Your instructions
Repeat every line exactly, keeping the pictures out of the copy.

Dataset content
────────

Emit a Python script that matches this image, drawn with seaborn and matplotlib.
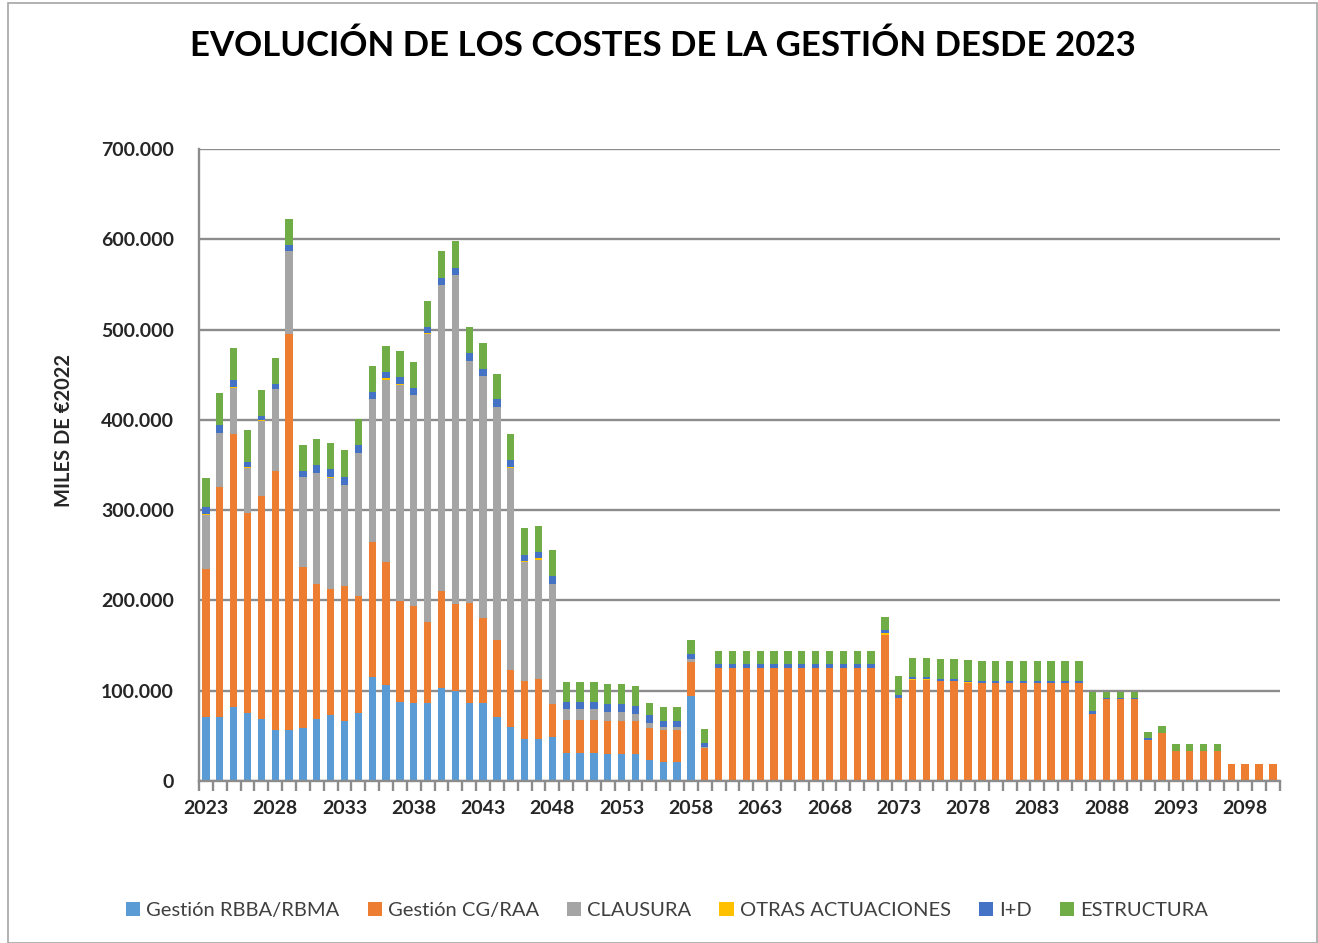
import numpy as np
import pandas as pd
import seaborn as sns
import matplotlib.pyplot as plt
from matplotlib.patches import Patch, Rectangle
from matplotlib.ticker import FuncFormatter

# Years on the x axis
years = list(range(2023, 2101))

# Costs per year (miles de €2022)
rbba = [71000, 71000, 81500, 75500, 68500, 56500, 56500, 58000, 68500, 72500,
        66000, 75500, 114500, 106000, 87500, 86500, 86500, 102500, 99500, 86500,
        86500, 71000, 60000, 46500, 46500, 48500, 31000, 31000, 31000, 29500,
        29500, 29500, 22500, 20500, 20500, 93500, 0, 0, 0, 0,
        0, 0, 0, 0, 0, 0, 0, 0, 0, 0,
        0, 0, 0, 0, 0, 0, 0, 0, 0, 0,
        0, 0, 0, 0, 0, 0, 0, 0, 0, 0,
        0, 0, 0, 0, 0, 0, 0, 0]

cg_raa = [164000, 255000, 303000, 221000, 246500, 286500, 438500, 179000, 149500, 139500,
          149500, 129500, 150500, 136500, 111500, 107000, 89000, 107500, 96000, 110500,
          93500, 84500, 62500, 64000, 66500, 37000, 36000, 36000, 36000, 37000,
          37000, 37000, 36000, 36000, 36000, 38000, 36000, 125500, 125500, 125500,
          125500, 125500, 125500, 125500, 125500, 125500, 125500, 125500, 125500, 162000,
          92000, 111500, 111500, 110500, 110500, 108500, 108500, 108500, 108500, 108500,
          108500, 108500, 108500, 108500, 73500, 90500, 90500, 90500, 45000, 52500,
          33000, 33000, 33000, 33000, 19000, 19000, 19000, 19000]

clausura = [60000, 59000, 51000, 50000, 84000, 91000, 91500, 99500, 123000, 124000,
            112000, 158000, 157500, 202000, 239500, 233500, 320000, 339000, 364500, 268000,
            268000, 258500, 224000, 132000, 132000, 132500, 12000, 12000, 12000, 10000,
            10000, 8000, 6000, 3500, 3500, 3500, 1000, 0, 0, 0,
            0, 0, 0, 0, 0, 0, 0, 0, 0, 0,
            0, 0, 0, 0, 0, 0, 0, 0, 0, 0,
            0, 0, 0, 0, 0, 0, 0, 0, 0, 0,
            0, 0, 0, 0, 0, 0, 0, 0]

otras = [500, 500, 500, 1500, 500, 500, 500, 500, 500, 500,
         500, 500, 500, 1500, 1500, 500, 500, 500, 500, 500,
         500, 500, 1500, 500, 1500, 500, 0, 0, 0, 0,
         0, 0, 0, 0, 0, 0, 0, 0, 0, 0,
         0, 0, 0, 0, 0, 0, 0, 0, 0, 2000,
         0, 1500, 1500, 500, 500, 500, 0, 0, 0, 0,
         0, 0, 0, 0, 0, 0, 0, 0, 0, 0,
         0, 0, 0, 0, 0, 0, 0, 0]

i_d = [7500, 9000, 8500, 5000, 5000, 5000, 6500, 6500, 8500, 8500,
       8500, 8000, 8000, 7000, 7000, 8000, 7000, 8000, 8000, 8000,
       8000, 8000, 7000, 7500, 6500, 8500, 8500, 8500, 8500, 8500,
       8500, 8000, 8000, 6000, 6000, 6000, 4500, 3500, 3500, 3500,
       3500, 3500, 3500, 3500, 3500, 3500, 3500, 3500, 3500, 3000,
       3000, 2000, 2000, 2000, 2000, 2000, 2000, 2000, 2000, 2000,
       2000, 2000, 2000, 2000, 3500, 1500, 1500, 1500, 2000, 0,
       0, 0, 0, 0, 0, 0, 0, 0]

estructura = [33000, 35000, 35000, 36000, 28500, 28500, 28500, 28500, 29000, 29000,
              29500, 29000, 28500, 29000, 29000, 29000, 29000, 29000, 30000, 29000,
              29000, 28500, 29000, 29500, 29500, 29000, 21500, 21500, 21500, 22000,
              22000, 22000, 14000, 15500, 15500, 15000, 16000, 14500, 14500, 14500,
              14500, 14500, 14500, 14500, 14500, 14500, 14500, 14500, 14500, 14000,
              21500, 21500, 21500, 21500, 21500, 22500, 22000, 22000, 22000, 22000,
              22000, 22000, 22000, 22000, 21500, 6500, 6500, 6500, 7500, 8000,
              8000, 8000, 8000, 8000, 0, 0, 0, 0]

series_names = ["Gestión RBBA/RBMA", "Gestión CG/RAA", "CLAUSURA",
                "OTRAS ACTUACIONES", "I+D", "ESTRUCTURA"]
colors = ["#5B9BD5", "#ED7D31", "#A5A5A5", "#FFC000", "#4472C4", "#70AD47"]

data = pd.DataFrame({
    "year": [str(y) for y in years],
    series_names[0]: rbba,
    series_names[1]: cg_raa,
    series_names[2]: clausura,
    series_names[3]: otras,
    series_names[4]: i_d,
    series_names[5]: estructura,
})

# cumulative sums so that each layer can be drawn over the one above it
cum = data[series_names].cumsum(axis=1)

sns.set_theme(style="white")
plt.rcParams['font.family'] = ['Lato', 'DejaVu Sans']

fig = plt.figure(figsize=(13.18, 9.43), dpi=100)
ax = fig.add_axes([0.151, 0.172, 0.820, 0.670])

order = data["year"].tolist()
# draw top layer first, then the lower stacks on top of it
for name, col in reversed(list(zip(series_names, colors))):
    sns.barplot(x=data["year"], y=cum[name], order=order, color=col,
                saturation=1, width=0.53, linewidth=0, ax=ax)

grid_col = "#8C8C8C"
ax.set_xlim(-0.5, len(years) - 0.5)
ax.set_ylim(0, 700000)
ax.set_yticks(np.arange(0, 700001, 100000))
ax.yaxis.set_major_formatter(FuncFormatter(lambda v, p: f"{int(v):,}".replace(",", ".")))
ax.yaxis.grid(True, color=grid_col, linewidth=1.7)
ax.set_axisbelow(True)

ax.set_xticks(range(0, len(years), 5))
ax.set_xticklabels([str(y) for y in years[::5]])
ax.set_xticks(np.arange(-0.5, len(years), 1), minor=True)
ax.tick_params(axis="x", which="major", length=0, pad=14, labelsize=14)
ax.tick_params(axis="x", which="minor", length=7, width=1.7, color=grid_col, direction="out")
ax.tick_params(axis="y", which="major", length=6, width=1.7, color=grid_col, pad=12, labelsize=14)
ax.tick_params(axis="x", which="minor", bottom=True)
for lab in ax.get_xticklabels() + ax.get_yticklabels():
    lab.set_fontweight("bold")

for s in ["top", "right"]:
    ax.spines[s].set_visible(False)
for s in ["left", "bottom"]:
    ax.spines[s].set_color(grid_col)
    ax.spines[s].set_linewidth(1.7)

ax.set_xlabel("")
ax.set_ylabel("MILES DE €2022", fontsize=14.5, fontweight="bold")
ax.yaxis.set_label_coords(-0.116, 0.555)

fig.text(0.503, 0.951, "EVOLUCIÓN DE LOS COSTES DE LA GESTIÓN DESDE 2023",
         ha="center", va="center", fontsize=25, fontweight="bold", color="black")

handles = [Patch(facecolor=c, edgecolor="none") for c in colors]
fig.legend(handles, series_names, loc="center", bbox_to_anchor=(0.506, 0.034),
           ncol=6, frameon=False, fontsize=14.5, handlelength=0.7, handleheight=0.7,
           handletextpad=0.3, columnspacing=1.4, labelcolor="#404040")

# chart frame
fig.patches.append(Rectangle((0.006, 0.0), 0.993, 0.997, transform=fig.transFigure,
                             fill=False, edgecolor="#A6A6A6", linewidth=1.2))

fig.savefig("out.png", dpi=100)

────────

Exercise solution
Emit a Python script that matches this image, drawn with seaborn and matplotlib.
import numpy as np
import pandas as pd
import seaborn as sns
import matplotlib.pyplot as plt
from matplotlib.patches import Patch, Rectangle
from matplotlib.ticker import FuncFormatter

# Years on the x axis
years = list(range(2023, 2101))

# Costs per year (miles de €2022)
rbba = [71000, 71000, 81500, 75500, 68500, 56500, 56500, 58000, 68500, 72500,
        66000, 75500, 114500, 106000, 87500, 86500, 86500, 102500, 99500, 86500,
        86500, 71000, 60000, 46500, 46500, 48500, 31000, 31000, 31000, 29500,
        29500, 29500, 22500, 20500, 20500, 93500, 0, 0, 0, 0,
        0, 0, 0, 0, 0, 0, 0, 0, 0, 0,
        0, 0, 0, 0, 0, 0, 0, 0, 0, 0,
        0, 0, 0, 0, 0, 0, 0, 0, 0, 0,
        0, 0, 0, 0, 0, 0, 0, 0]

cg_raa = [164000, 255000, 303000, 221000, 246500, 286500, 438500, 179000, 149500, 139500,
          149500, 129500, 150500, 136500, 111500, 107000, 89000, 107500, 96000, 110500,
          93500, 84500, 62500, 64000, 66500, 37000, 36000, 36000, 36000, 37000,
          37000, 37000, 36000, 36000, 36000, 38000, 36000, 125500, 125500, 125500,
          125500, 125500, 125500, 125500, 125500, 125500, 125500, 125500, 125500, 162000,
          92000, 111500, 111500, 110500, 110500, 108500, 108500, 108500, 108500, 108500,
          108500, 108500, 108500, 108500, 73500, 90500, 90500, 90500, 45000, 52500,
          33000, 33000, 33000, 33000, 19000, 19000, 19000, 19000]

clausura = [60000, 59000, 51000, 50000, 84000, 91000, 91500, 99500, 123000, 124000,
            112000, 158000, 157500, 202000, 239500, 233500, 320000, 339000, 364500, 268000,
            268000, 258500, 224000, 132000, 132000, 132500, 12000, 12000, 12000, 10000,
            10000, 8000, 6000, 3500, 3500, 3500, 1000, 0, 0, 0,
            0, 0, 0, 0, 0, 0, 0, 0, 0, 0,
            0, 0, 0, 0, 0, 0, 0, 0, 0, 0,
            0, 0, 0, 0, 0, 0, 0, 0, 0, 0,
            0, 0, 0, 0, 0, 0, 0, 0]

otras = [500, 500, 500, 1500, 500, 500, 500, 500, 500, 500,
         500, 500, 500, 1500, 1500, 500, 500, 500, 500, 500,
         500, 500, 1500, 500, 1500, 500, 0, 0, 0, 0,
         0, 0, 0, 0, 0, 0, 0, 0, 0, 0,
         0, 0, 0, 0, 0, 0, 0, 0, 0, 2000,
         0, 1500, 1500, 500, 500, 500, 0, 0, 0, 0,
         0, 0, 0, 0, 0, 0, 0, 0, 0, 0,
         0, 0, 0, 0, 0, 0, 0, 0]

i_d = [7500, 9000, 8500, 5000, 5000, 5000, 6500, 6500, 8500, 8500,
       8500, 8000, 8000, 7000, 7000, 8000, 7000, 8000, 8000, 8000,
       8000, 8000, 7000, 7500, 6500, 8500, 8500, 8500, 8500, 8500,
       8500, 8000, 8000, 6000, 6000, 6000, 4500, 3500, 3500, 3500,
       3500, 3500, 3500, 3500, 3500, 3500, 3500, 3500, 3500, 3000,
       3000, 2000, 2000, 2000, 2000, 2000, 2000, 2000, 2000, 2000,
       2000, 2000, 2000, 2000, 3500, 1500, 1500, 1500, 2000, 0,
       0, 0, 0, 0, 0, 0, 0, 0]

estructura = [33000, 35000, 35000, 36000, 28500, 28500, 28500, 28500, 29000, 29000,
              29500, 29000, 28500, 29000, 29000, 29000, 29000, 29000, 30000, 29000,
              29000, 28500, 29000, 29500, 29500, 29000, 21500, 21500, 21500, 22000,
              22000, 22000, 14000, 15500, 15500, 15000, 16000, 14500, 14500, 14500,
              14500, 14500, 14500, 14500, 14500, 14500, 14500, 14500, 14500, 14000,
              21500, 21500, 21500, 21500, 21500, 22500, 22000, 22000, 22000, 22000,
              22000, 22000, 22000, 22000, 21500, 6500, 6500, 6500, 7500, 8000,
              8000, 8000, 8000, 8000, 0, 0, 0, 0]

series_names = ["Gestión RBBA/RBMA", "Gestión CG/RAA", "CLAUSURA",
                "OTRAS ACTUACIONES", "I+D", "ESTRUCTURA"]
colors = ["#5B9BD5", "#ED7D31", "#A5A5A5", "#FFC000", "#4472C4", "#70AD47"]

data = pd.DataFrame({
    "year": [str(y) for y in years],
    series_names[0]: rbba,
    series_names[1]: cg_raa,
    series_names[2]: clausura,
    series_names[3]: otras,
    series_names[4]: i_d,
    series_names[5]: estructura,
})

# cumulative sums so that each layer can be drawn over the one above it
cum = data[series_names].cumsum(axis=1)

sns.set_theme(style="white")
plt.rcParams['font.family'] = ['Lato', 'DejaVu Sans']

fig = plt.figure(figsize=(13.18, 9.43), dpi=100)
ax = fig.add_axes([0.151, 0.172, 0.820, 0.670])

order = data["year"].tolist()
# draw top layer first, then the lower stacks on top of it
for name, col in reversed(list(zip(series_names, colors))):
    sns.barplot(x=data["year"], y=cum[name], order=order, color=col,
                saturation=1, width=0.53, linewidth=0, ax=ax)

grid_col = "#8C8C8C"
ax.set_xlim(-0.5, len(years) - 0.5)
ax.set_ylim(0, 700000)
ax.set_yticks(np.arange(0, 700001, 100000))
ax.yaxis.set_major_formatter(FuncFormatter(lambda v, p: f"{int(v):,}".replace(",", ".")))
ax.yaxis.grid(True, color=grid_col, linewidth=1.7)
ax.set_axisbelow(True)

ax.set_xticks(range(0, len(years), 5))
ax.set_xticklabels([str(y) for y in years[::5]])
ax.set_xticks(np.arange(-0.5, len(years), 1), minor=True)
ax.tick_params(axis="x", which="major", length=0, pad=14, labelsize=14)
ax.tick_params(axis="x", which="minor", length=7, width=1.7, color=grid_col, direction="out")
ax.tick_params(axis="y", which="major", length=6, width=1.7, color=grid_col, pad=12, labelsize=14)
ax.tick_params(axis="x", which="minor", bottom=True)
for lab in ax.get_xticklabels() + ax.get_yticklabels():
    lab.set_fontweight("bold")

for s in ["top", "right"]:
    ax.spines[s].set_visible(False)
for s in ["left", "bottom"]:
    ax.spines[s].set_color(grid_col)
    ax.spines[s].set_linewidth(1.7)

ax.set_xlabel("")
ax.set_ylabel("MILES DE €2022", fontsize=14.5, fontweight="bold")
ax.yaxis.set_label_coords(-0.116, 0.555)

fig.text(0.503, 0.951, "EVOLUCIÓN DE LOS COSTES DE LA GESTIÓN DESDE 2023",
         ha="center", va="center", fontsize=25, fontweight="bold", color="black")

handles = [Patch(facecolor=c, edgecolor="none") for c in colors]
fig.legend(handles, series_names, loc="center", bbox_to_anchor=(0.506, 0.034),
           ncol=6, frameon=False, fontsize=14.5, handlelength=0.7, handleheight=0.7,
           handletextpad=0.3, columnspacing=1.4, labelcolor="#404040")

# chart frame
fig.patches.append(Rectangle((0.006, 0.0), 0.993, 0.997, transform=fig.transFigure,
                             fill=False, edgecolor="#A6A6A6", linewidth=1.2))

fig.savefig("out.png", dpi=100)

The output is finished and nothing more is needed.